FAIRFIELD — A smile across her face, Caroline Maffai, 19, recounted fun going to the movies and out to restaurants with peers on weekend and after school outings she has enjoyed as part of her school’s new Best Buddies chapter.
Maffai, a Fairfield Ludlowe High School senior, is among members of the new club, a chapter of the international Best Buddies organization that aims to foster one-to-one friendships between people with intellectual and developmental disabilities — like Maffai — and typical peers. Ludlowe’s club launched this past fall, and Fairfield Warde High School is currently organizing a new chapter, set to begin meeting next month.
Libby Kennedy, a speech-language pathologist, joined Ludlowe’s special education department last school year. She was amazed by how integrated all students are into the school’s classrooms day to day, but as summer approached she thought about how students with disabilities are often the “forgotten ones” during breaks, after school and over weekends.
She learned of Best Buddies, a club she realized might help integrate students with disabilities outside the classroom.
“Students with disabilities — there’s kind of this unknown and fear of the unknown and there’s not necessarily discrimination — I think that students and faculty within the Ludlowe community, everyone is very accepting,” Kennedy said, “but I think (Best Buddies) takes away the unknown and really shows that people are people, and it doesn’t matter what your differences are, everyone has strengths and weaknesses. It just brings them together regardless.”

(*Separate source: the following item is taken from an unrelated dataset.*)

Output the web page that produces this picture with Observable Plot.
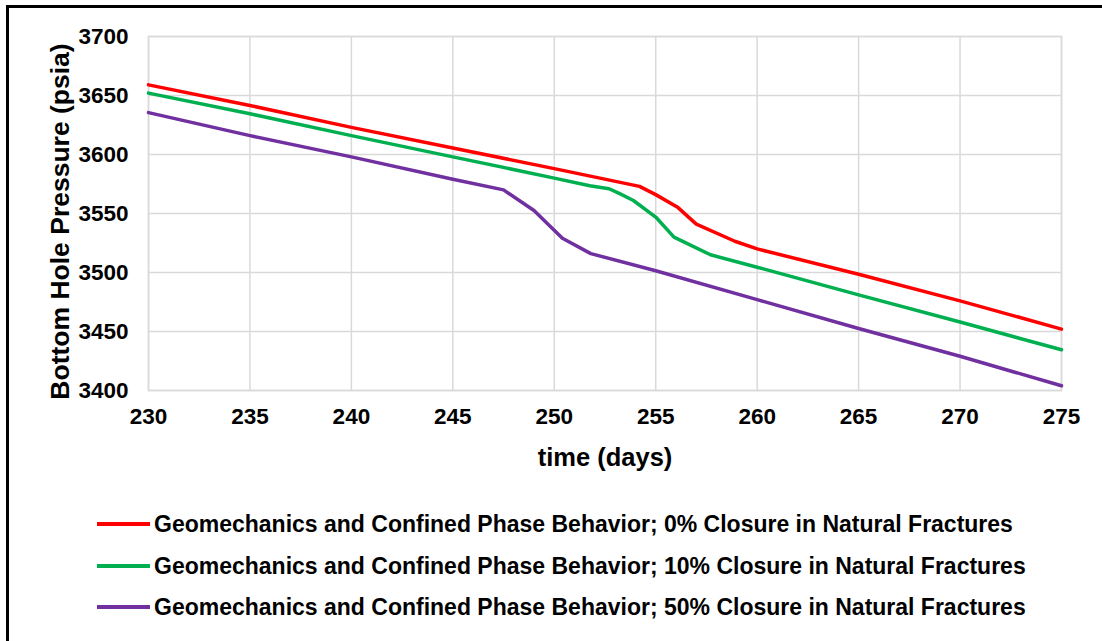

Kennedy worked with Fairfield parents, filled out an application last August and started to recruit students in September. Due to student and parent enthusiasm, she believes, Best Buddies approved the the chapter hastier than usual — by early November. More than 30 students with disabilities and typical peers are now in Ludlowe’s Best Buddies, which began to meet regularly in December.
Students text and Snapchat, or go out to get their nails done or ice cream. Kennedy has led group bowling and movies trips, and she plans to organize community service outings in the future. Last Saturday a group saw “Beauty and the Beast” for one member’s birthday. Currently, students personally pay at outings, but Kennedy is hoping to organize a fundraiser at a local restaurant soon to ensure no students miss out for financial reasons.
Sarah Sykes, a special education teacher at Warde, has worked to found the school’s chapter with family and consumer sciences teacher Amy Bien. They have held parent and student information sessions the past two weeks in preparation for a group to begin meeting at the end of April.
“I feel like it’s important for all students to have friends, and a lot of the students in my classes in particular are friends with each other but don’t have neuro-typical friends,” Sykes said, citing Best Buddies as an avenue to form those friendships.